In 1860, he formed a partnership with Christopher P. Higgins, and they opened a store in Hell Gate, Washington Territory. Later, they moved the business to what is now Missoula, Montana. There, they opened the town's first store, Worden and Company. Soon after, they established several trading posts near gold mining areas in Montana.

== Career ==
In 1863, Worden and Higgins moved to Deer Lodge, Montana, and opened a store there. By 1866, they'd established a full milling operation in Deer Lodge, complete with sawmill and gristmill. In 1868, Worden and Higgins sold their business interests in Deer Lodge and, with Washington J. McCormick, planned 100 acres of the townsite of Missoula.

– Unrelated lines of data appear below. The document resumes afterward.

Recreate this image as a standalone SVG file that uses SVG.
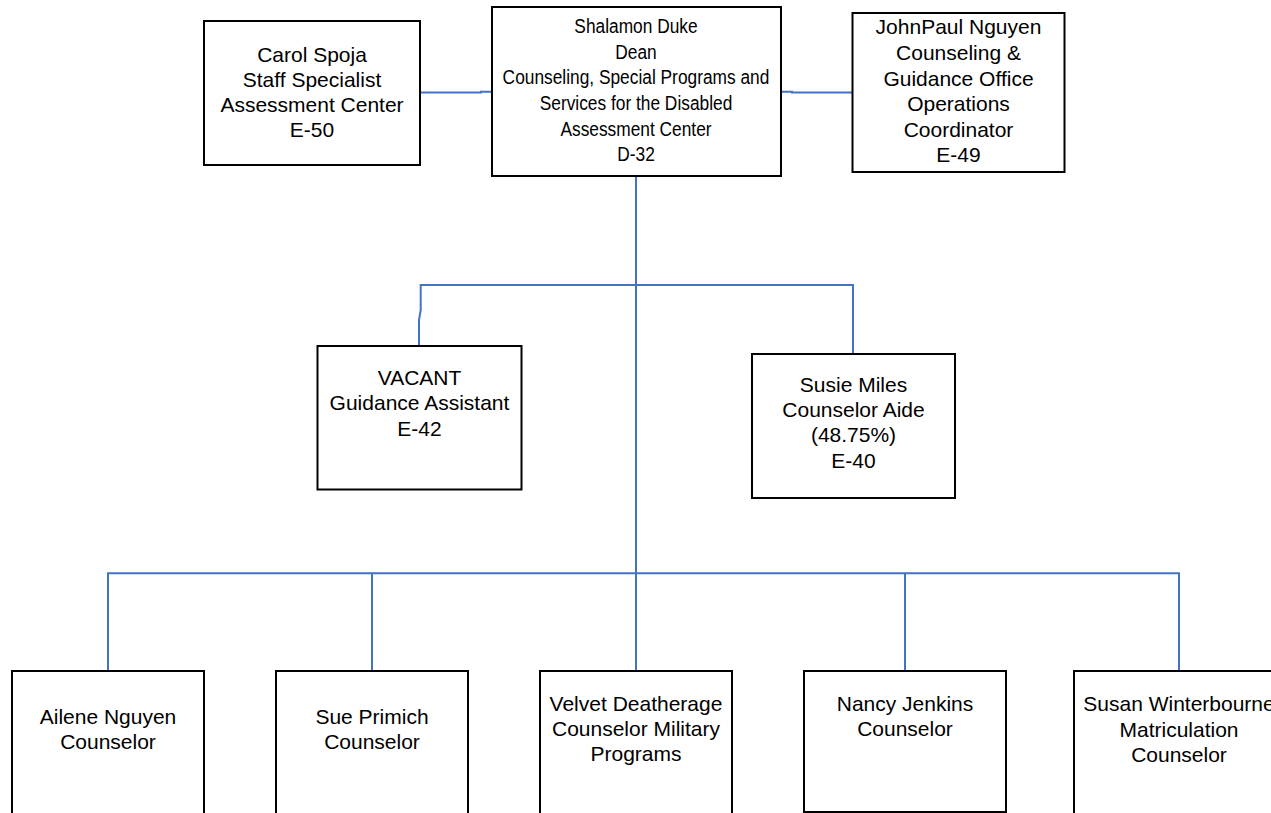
<svg xmlns="http://www.w3.org/2000/svg" width="1271" height="813" viewBox="0 0 1271 813">
<style>
.box{fill:#ffffff;stroke:#000000;stroke-width:2}
.t{font-family:"Liberation Sans",Arial,sans-serif;font-size:21px;fill:#000000;text-anchor:middle}
.c{fill:none;stroke:#4472C4;stroke-width:2}
</style>
<rect width="1271" height="813" fill="#ffffff"/>
<g id="connectors">
<path class="c" d="M420 92.5 H481 V91.7 H492"/>
<path class="c" d="M781 91.7 H792 V92.5 H852"/>
<path class="c" d="M636 176 V670"/>
<path class="c" d="M419 345 V320 L420.7 310 V285 H853 V354"/>
<path class="c" d="M108 670 V573.3 H1179 V670"/>
<path class="c" d="M372 573.3 V670"/>
<path class="c" d="M905 573.3 V670"/>
</g>
<g id="carol">
<rect class="box" x="204" y="21" width="216" height="144"/>
<text class="t" x="312" y="62">Carol Spoja</text>
<text class="t" x="312" y="87">Staff Specialist</text>
<text class="t" x="312" y="112">Assessment Center</text>
<text class="t" x="312" y="137">E-50</text>
</g>
<g id="dean">
<rect class="box" x="492" y="7" width="289" height="169"/>
<g transform="matrix(0.825 0 0 1 636 0)">
<text class="t" x="0" y="33.5">Shalamon Duke</text>
<text class="t" x="0" y="59">Dean</text>
<text class="t" x="0" y="84.5">Counseling, Special Programs and</text>
<text class="t" x="0" y="110">Services for the Disabled</text>
<text class="t" x="0" y="136">Assessment Center</text>
<text class="t" x="0" y="161.5">D-32</text>
</g>
</g>
<g id="johnpaul">
<rect class="box" x="852.5" y="13" width="212" height="159"/>
<text class="t" x="958.5" y="33.5">JohnPaul Nguyen</text>
<text class="t" x="958.5" y="59.5">Counseling &amp;</text>
<text class="t" x="958.5" y="86">Guidance Office</text>
<text class="t" x="958.5" y="110.5">Operations</text>
<text class="t" x="958.5" y="136.5">Coordinator</text>
<text class="t" x="958.5" y="161.5">E-49</text>
</g>
<g id="vacant">
<rect class="box" x="317.5" y="346" width="204" height="143.5"/>
<text class="t" x="419.5" y="385">VACANT</text>
<text class="t" x="419.5" y="410">Guidance Assistant</text>
<text class="t" x="419.5" y="435.5">E-42</text>
</g>
<g id="susie">
<rect class="box" x="752" y="354" width="203" height="144"/>
<text class="t" x="853.5" y="391.5">Susie Miles</text>
<text class="t" x="853.5" y="416.5">Counselor Aide</text>
<text class="t" x="853.5" y="442">(48.75%)</text>
<text class="t" x="853.5" y="468">E-40</text>
</g>
<g id="ailene">
<rect class="box" x="12" y="671" width="192" height="160"/>
<text class="t" x="108" y="724">Ailene Nguyen</text>
<text class="t" x="108" y="749">Counselor</text>
</g>
<g id="sue">
<rect class="box" x="276" y="671" width="192" height="160"/>
<text class="t" x="372" y="724">Sue Primich</text>
<text class="t" x="372" y="749">Counselor</text>
</g>
<g id="velvet">
<rect class="box" x="540" y="671" width="192" height="160"/>
<text class="t" x="636" y="710.5">Velvet Deatherage</text>
<text class="t" x="636" y="736">Counselor Military</text>
<text class="t" x="636" y="761">Programs</text>
</g>
<g id="nancy">
<rect class="box" x="804" y="671" width="202" height="141"/>
<text class="t" x="905" y="710.5">Nancy Jenkins</text>
<text class="t" x="905" y="736">Counselor</text>
</g>
<g id="susan">
<rect class="box" x="1074" y="671" width="210" height="160"/>
<text class="t" x="1179" y="711">Susan Winterbourne</text>
<text class="t" x="1179" y="737">Matriculation</text>
<text class="t" x="1179" y="762">Counselor</text>
</g>
</svg>
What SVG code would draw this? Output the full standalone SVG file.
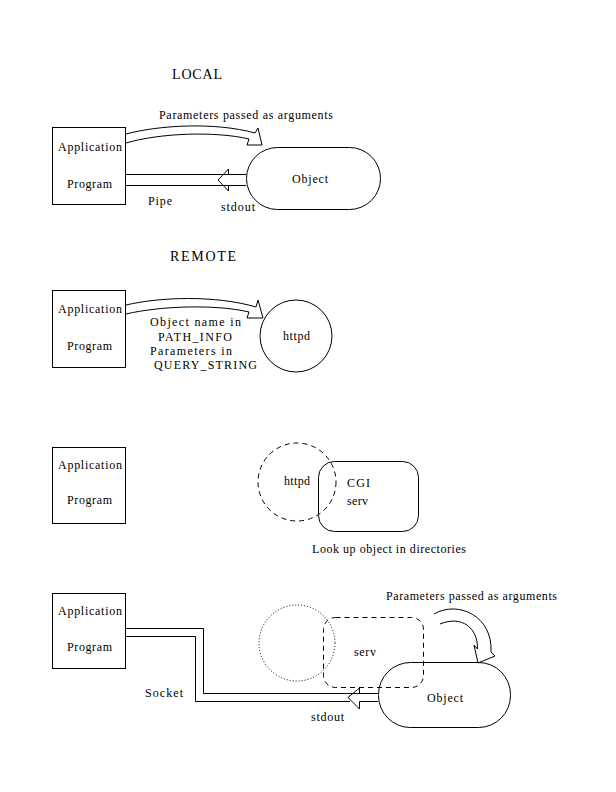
<svg xmlns="http://www.w3.org/2000/svg" width="616" height="792" viewBox="0 0 616 792">
<style>
text{font-family:"Liberation Serif","Times New Roman",serif;font-size:12px;fill:#000}
.h{font-size:14px}
.s{fill:none;stroke:#000;stroke-width:1}
.dash{stroke-dasharray:5,4}
.dot{stroke-dasharray:1,2}
</style>
<rect width="616" height="792" fill="#fff"/>

<!-- Section LOCAL -->
<text class="h" x="172" y="79" textLength="50">LOCAL</text>
<g id="app1">
<rect class="s" x="52.5" y="127.5" width="73" height="77"/>
<text x="58" y="151" textLength="64">Application</text>
<text x="67" y="188" textLength="45">Program</text>
</g>
<g id="obj1">
<rect class="s" x="246.5" y="147.5" width="134" height="62" rx="31" ry="31"/>
<text x="292" y="183" textLength="36">Object</text>
</g>

<!-- Section REMOTE -->
<text class="h" x="170" y="261" textLength="66">REMOTE</text>
<g id="app2">
<rect class="s" x="52.5" y="290.5" width="73" height="77"/>
<text x="58" y="313" textLength="64">Application</text>
<text x="67" y="350" textLength="45">Program</text>
</g>
<g id="httpd2">
<circle class="s" cx="296" cy="336" r="36"/>
<text x="283" y="340" textLength="27">httpd</text>
</g>

<!-- Section 3 -->
<g id="app3">
<rect class="s" x="52.5" y="447.5" width="73" height="76"/>
<text x="58" y="469" textLength="64">Application</text>
<text x="67" y="504" textLength="45">Program</text>
</g>
<g id="httpd3">
<circle class="s dash" cx="297" cy="482" r="39"/>
<text x="284" y="485" textLength="26">httpd</text>
</g>
<g id="cgi3">
<rect class="s" x="318.5" y="461.5" width="100" height="70" rx="16" ry="16"/>
<text x="347" y="487" textLength="23">CGI</text>
<text x="347" y="505" textLength="21">serv</text>
</g>
<text x="312" y="553" textLength="154">Look up object in directories</text>

<!-- Section 4 -->
<g id="app4">
<rect class="s" x="52.5" y="593.5" width="73" height="75"/>
<text x="58" y="615" textLength="64">Application</text>
<text x="67" y="651" textLength="45">Program</text>
</g>
<g id="httpd4">
<circle class="s dot" cx="297" cy="643" r="38"/>
</g>
<g id="serv4">
<rect class="s dash" x="323.5" y="617.5" width="100" height="70" rx="12" ry="12"/>
<text x="354" y="656" textLength="22">serv</text>
</g>
<g id="obj4">
<rect class="s" x="378.5" y="662.5" width="132" height="65" rx="32" ry="32"/>
<text x="427" y="702" textLength="36">Object</text>
</g>
<text x="386" y="600" textLength="171">Parameters passed as arguments</text>

<!-- Connectors -->
<g id="connectors">
<!-- LOCAL: parameters arrow -->
<path class="s" d="M126,134 C160,125 215,122 255,133 L258,128 L262,145 L247,145 L249,139 C215,131 160,133 126,143"/>
<text x="159" y="119" textLength="174">Parameters passed as arguments</text>
<!-- LOCAL: pipe arrow -->
<path class="s" d="M126,174.5 H228.5 V169 L218,180 L228.5,191 V185.5 H126"/>
<path class="s" d="M228.5,174.5 H246 M228.5,185.5 H246"/>
<text x="148" y="205" textLength="24">Pipe</text>
<text x="221" y="211" textLength="34">stdout</text>

<!-- REMOTE: arrow to httpd -->
<path class="s" d="M126,305 C160,297 215,295 256,307 L258,300 L263,318 L247,318 L249,312 C215,304 160,306 126,314"/>
<text x="150" y="326" textLength="91">Object name in</text>
<text x="158" y="341" textLength="74">PATH_INFO</text>
<text x="150" y="355" textLength="82">Parameters in</text>
<text x="154" y="369" textLength="103">QUERY_STRING</text>

<!-- Section 4: socket -->
<path class="s" d="M126,628.5 H203.5 V693.5 H378"/>
<path class="s" d="M126,636.5 H195.5 V701.5 H350"/>
<path class="s" d="M359.5,701.5 H378"/>
<path class="s" d="M359.5,693.5 V688 L348,697.5 L359.5,709 V701.5"/>
<text x="145" y="697" textLength="38">Socket</text>
<text x="311" y="721" textLength="33">stdout</text>
<!-- Section 4: parameters curved arrow -->
<path class="s" d="M434,614 C458,600 493,616 491,652 L495,656 L478,663 L474,645 L477.5,649 C478,628 462,615 440,624"/>
</g>
</svg>
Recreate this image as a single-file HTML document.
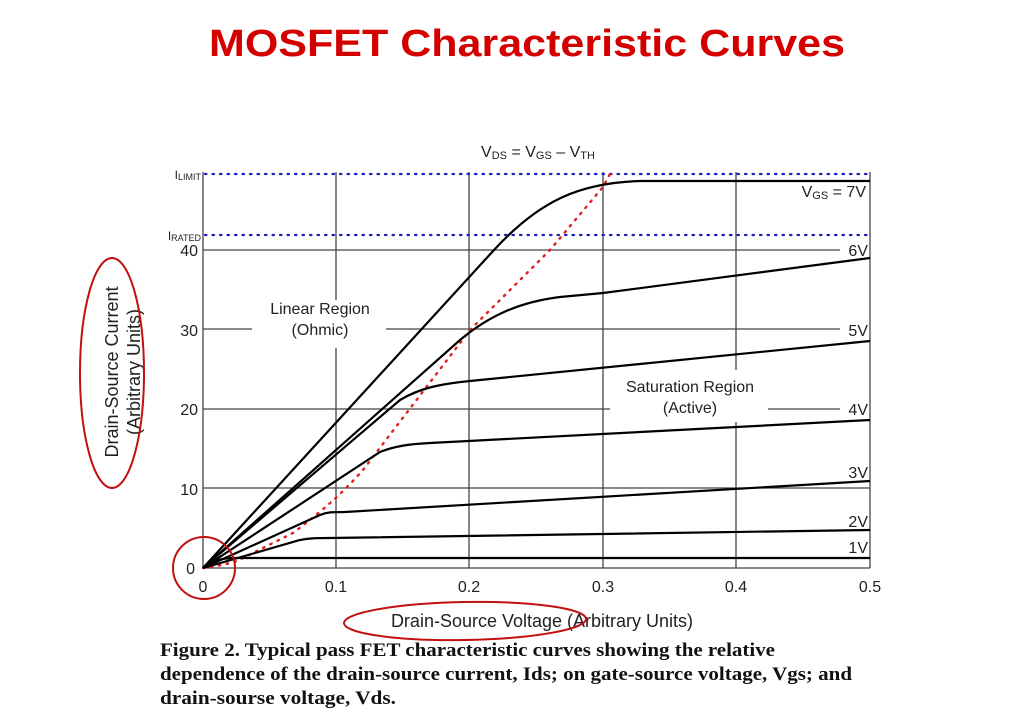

Worden and Higgins built bridges and roads, established waterworks and a bank, and promoted the town's growth. Both Worden and Higgins had a variety of interests including territorial politics and government. In fact, Worden represented Missoula, Choteau and Deer Lodge counties in Montana's first territorial legislature in Bannack, Mont.

In order to remain competitive, Worden and Company merged with Murphy, Hart and Company, a general merchandise company, to form Murphy-Worden and Company in July 1886. Then, in 1902, the Murphy-Worden Company was replaced by Murphy-Greenough and Company.

While Worden's Market in downtown Missoula is only a few blocks from Worden's historic 1874 townhouse, the city's oldest residence, the two are not related. Worden's Market stems from the Bishop and Worden Grocery established by Tyler Worden and Charles Bishop in 1890 and was originally located at 41 Higgins Ave, in the 'Roberts Block'.

== Personal life ==
Worden married Lucretia Miller at Frenchtown, Montana Territory, in 1866. They had seven children together (Lucina Worden, Henry Worden, Caroline Worden, Louise Worden, Francis Worden, Horace Worden, and Ruth Worden). Worden died on February 5, 1887; his wife Lucretia died in 1893. They're buried in Missoula Cemetery.